In a follow-up study, which appeared in the Journal of Climate(2001), NOAA scientists Knutson and Tuleya teamed up with Isaac Ginis and Weixing Shen of the University of Rhode Island to explore the climate warming/ hurricane intensity issue using hurricane model coupled to a full ocean model. The coupled model was used to simulate the “cool SST wake” generated by the hurricanes as they moved over the simulated ocean (Figure 17). The model simulations including this additional feedback still showed a similar percentage increase of hurricane intensity under warm climate conditions as the original model without ocean coupling.

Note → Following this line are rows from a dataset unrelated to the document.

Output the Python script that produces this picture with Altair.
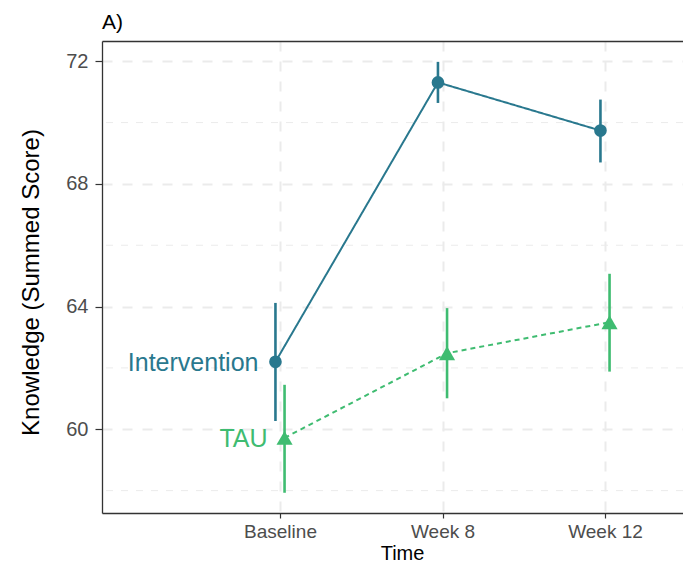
import json
import altair as alt
import pandas as pd

# ---- data ----
time_labels = ["Baseline", "Week 8", "Week 12"]
time_index = [1, 2, 3]
groups = ["Intervention", "TAU"]

int_mean = [62.20, 71.31, 69.74]
int_lo = [60.27, 70.64, 68.70]
int_hi = [64.12, 71.98, 70.75]

tau_mean = [59.72, 62.48, 63.49]
tau_lo = [57.93, 61.01, 61.88]
tau_hi = [61.45, 63.95, 65.07]

y_major = [60, 64, 68, 72]
y_minor = [58, 62, 66, 70]

colors = ["#29788E", "#3FBC71"]
dodge = {"Intervention": -0.028, "TAU": 0.028}

rows = []
for g, m, lo, hi in [("Intervention", int_mean, int_lo, int_hi), ("TAU", tau_mean, tau_lo, tau_hi)]:
    for t, mm, l, h in zip(time_index, m, lo, hi):
        rows.append({"group": g, "t": t, "x": t + dodge[g], "mean": mm, "lo": l, "hi": h})
df = pd.DataFrame(rows)
minor_df = pd.DataFrame({"y": y_minor})

FONT = "Liberation Sans"
BORDER = "#333333"
label_expr = json.dumps(time_labels) + "[datum.value - 1]"

W, H = 581, 472

x_scale = alt.Scale(domain=[-0.0954, 3.48], nice=False, zero=False)
y_scale = alt.Scale(domain=[57.27, 72.66], nice=False, zero=False)

x_axis = alt.Axis(values=time_index, labelExpr=label_expr, title="Time",
                  grid=True, gridDash=[10, 10], gridColor="#EBEBEB", gridWidth=2,
                  tickSize=5, tickColor=BORDER, tickWidth=1.2,
                  labelColor="#4D4D4D", labelFontSize=19, labelPadding=4, labelFont=FONT,
                  titleFont=FONT, titleFontSize=20, titleColor="black", titleFontWeight="normal",
                  titlePadding=2.5, titleX=300, domain=True, domainColor=BORDER, domainWidth=1.3,
                  labelFlush=False)
x_axis_top = alt.Axis(orient="top", labels=False, ticks=False, grid=False, title=None,
                      domain=True, domainColor=BORDER, domainWidth=1.3)
y_axis = alt.Axis(values=y_major, title="Knowledge (Summed Score)",
                  grid=True, gridDash=[10, 10], gridColor="#EBEBEB", gridWidth=2,
                  tickSize=7, tickColor=BORDER, tickWidth=1.2,
                  labelColor="#4D4D4D", labelFontSize=20, labelPadding=7, labelFont=FONT,
                  titleFont=FONT, titleFontSize=24, titleColor="black", titleFontWeight="normal",
                  titlePadding=22, titleY=241, domain=True, domainColor=BORDER, domainWidth=1.3,
                  labelFlush=False)

color = alt.Color("group:N", scale=alt.Scale(domain=groups, range=colors), legend=None)

base = alt.Chart(df)

minor = alt.Chart(minor_df).mark_rule(color="#EBEBEB", strokeWidth=1, strokeDash=[7, 8]).encode(
    y=alt.Y("y:Q", scale=y_scale, axis=y_axis)
)

lines = base.mark_line(strokeWidth=2).encode(
    x=alt.X("x:Q", scale=x_scale, axis=x_axis),
    y=alt.Y("mean:Q", scale=y_scale, axis=y_axis),
    color=color,
    strokeDash=alt.StrokeDash("group:N", scale=alt.Scale(domain=groups, range=[[1, 0], [5, 4]]), legend=None),
)

bars = base.mark_rule(strokeWidth=2.6).encode(
    x=alt.X("x:Q", scale=x_scale, axis=None),
    y=alt.Y("lo:Q", scale=y_scale, axis=y_axis),
    y2="hi:Q",
    color=color,
)

points = base.mark_point(filled=True, opacity=1).encode(
    x=alt.X("x:Q", scale=x_scale, axis=None),
    y=alt.Y("mean:Q", scale=y_scale, axis=y_axis),
    color=color,
    shape=alt.Shape("group:N", scale=alt.Scale(domain=groups, range=["circle", "triangle-up"]), legend=None),
    size=alt.Size("group:N", scale=alt.Scale(domain=groups, range=[160, 260]), legend=None),
)

labels = base.transform_filter(alt.datum.t == 1).mark_text(
    align="right", baseline="middle", dx=-17, dy=1, fontSize=25, font=FONT
).encode(
    x=alt.X("x:Q", scale=x_scale, axis=x_axis_top),
    y=alt.Y("mean:Q", scale=y_scale, axis=y_axis),
    text="group:N",
    color=color,
)

chart = alt.layer(minor, lines, bars, points, labels).resolve_axis(x="independent").properties(
    width=W, height=H,
    title=alt.TitleParams("A)", anchor="start", frame="group", fontSize=21, font=FONT,
                          fontWeight="normal", color="black", offset=8.5),
    autosize=alt.AutoSizeParams(type="none"),
    padding={"left": 94, "top": 33, "right": 0, "bottom": 51},
).configure_view(stroke=None)

chart.save("out.html", embed_options={"renderer": "svg", "actions": False})
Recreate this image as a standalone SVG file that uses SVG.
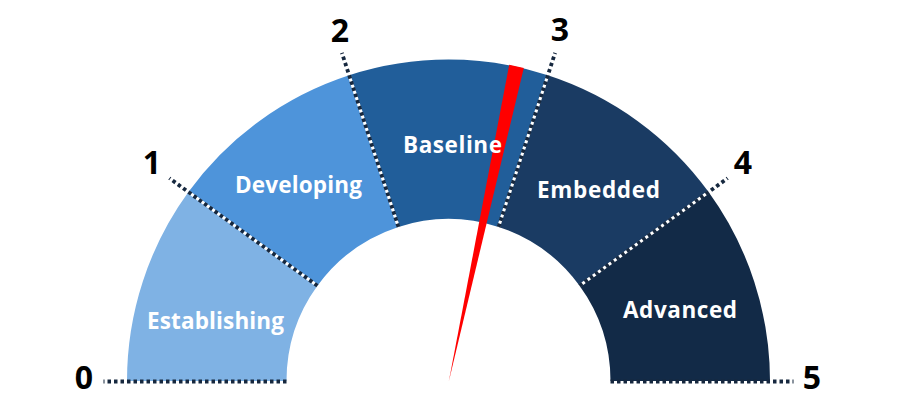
<svg xmlns="http://www.w3.org/2000/svg" width="900" height="402" viewBox="0 0 900 402">
<style>
.seg-label{font-family:"Open Sans","Liberation Sans",sans-serif;font-weight:700;font-size:22.5px;fill:#ffffff;text-anchor:middle}
.num{font-family:"Open Sans","Liberation Sans",sans-serif;font-weight:700;font-size:32px;fill:#000000;text-anchor:middle;dominant-baseline:central}
.sep{stroke:#ffffff;stroke-width:3;fill:none}
.dots{stroke:#16283f;stroke-width:3.8;stroke-dasharray:3.5 3;fill:none}
</style>
<rect width="900" height="402" fill="#ffffff"/>
<g id="seg-establishing">
<path d="M286.5 381 L127 381 A321.5 321.5 0 0 1 188.4 192.03 L317.44 285.78 A162 162 0 0 0 286.5 381 Z" fill="#7fb2e4"/>
<text class="seg-label" x="215.5" y="329" textLength="137">Establishing</text>
</g>
<g id="seg-developing">
<path d="M317.44 285.78 L188.4 192.03 A321.5 321.5 0 0 1 349.15 75.24 L398.44 226.93 A162 162 0 0 0 317.44 285.78 Z" fill="#4e94da"/>
<text class="seg-label" x="298.5" y="193" textLength="127">Developing</text>
</g>
<g id="seg-embedded">
<path d="M498.56 226.93 L547.85 75.24 A321.5 321.5 0 0 1 708.6 192.03 L579.56 285.78 A162 162 0 0 0 498.56 226.93 Z" fill="#1a3b63"/>
<text class="seg-label" x="598.5" y="198" textLength="123">Embedded</text>
</g>
<g id="seg-advanced">
<path d="M579.56 285.78 L708.6 192.03 A321.5 321.5 0 0 1 770 381 L610.5 381 A162 162 0 0 0 579.56 285.78 Z" fill="#122a47"/>
<text class="seg-label" x="680" y="318" textLength="114">Advanced</text>
</g>
<g id="seg-baseline">
<path d="M398.44 226.93 L349.15 75.24 A321.5 321.5 0 0 1 547.85 75.24 L498.56 226.93 A162 162 0 0 0 398.44 226.93 Z" fill="#215e9a"/>
<g id="needle">
<polygon points="448.8,381.5 509.2,64.7 523.8,67.9" fill="#ff0000"/>
</g>
<text class="seg-label" x="452.5" y="153" textLength="99">Baseline</text>
</g>
<g id="connectors">
<line class="sep" x1="317.44" y1="285.78" x2="188.4" y2="192.03"/>
<line class="sep" x1="398.44" y1="226.93" x2="349.15" y2="75.24"/>
<line class="sep" x1="498.56" y1="226.93" x2="547.85" y2="75.24"/>
<line class="sep" x1="579.56" y1="285.78" x2="708.6" y2="192.03"/>
<line class="dots" x1="286.5" y1="381.5" x2="103.5" y2="381.5"/>
<line class="dots" x1="317.44" y1="285.78" x2="169.39" y2="178.21"/>
<line class="dots" x1="398.44" y1="226.93" x2="341.89" y2="52.89"/>
<line class="dots" x1="498.56" y1="226.93" x2="555.11" y2="52.89"/>
<line class="dots" x1="579.56" y1="285.78" x2="727.61" y2="178.21"/>
<line class="dots" x1="610.5" y1="381.5" x2="793.5" y2="381.5"/>
</g>
<g id="scale-labels">
<text class="num" x="84" y="376">0</text>
<text class="num" x="152" y="161">1</text>
<text class="num" x="340" y="29">2</text>
<text class="num" x="560" y="28">3</text>
<text class="num" x="743" y="161">4</text>
<text class="num" x="812" y="376">5</text>
</g>
</svg>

Figure 17 (click to enlarge)

A comprehensive idealized hurricane intensity modeling study by Knutson and Tuleya, published in Journal of Climate (2004), confirms the general conclusions of previous studies but makes them more robust by using future climate projections from nine different global climate models and four different versions of the GFDL hurricane model. The GFDL hurricane model used for the study is an enhanced resolution version of the model used to predict hurricanes operationally at NOAA’s National Centers for Environmental Prediction. According to this latest study, an 80 year build-up of atmospheric CO2 at 1%/yr (compounded) leads to roughly a one-half category increase in potential hurricane intensity on the Saffir-Simpson scale and an 18% increase in precipitation near the hurricane core. A 1%/yr CO2 increase is an idealized scenario of future climate forcing. As noted by the Intergovernmental Panel on Climate Change (IPCC), there is considerable uncertainty in projections of future radiative forcing of earth’s climate. A criticism of our paper by Michaels et al. is responded to here.

An implication of the GFDL studies is that if the frequency of tropical cyclones remains the same over the coming century, a greenhouse-gas induced warming may lead to an increasing risk globally in the occurrence of highly destructive category-5 storms.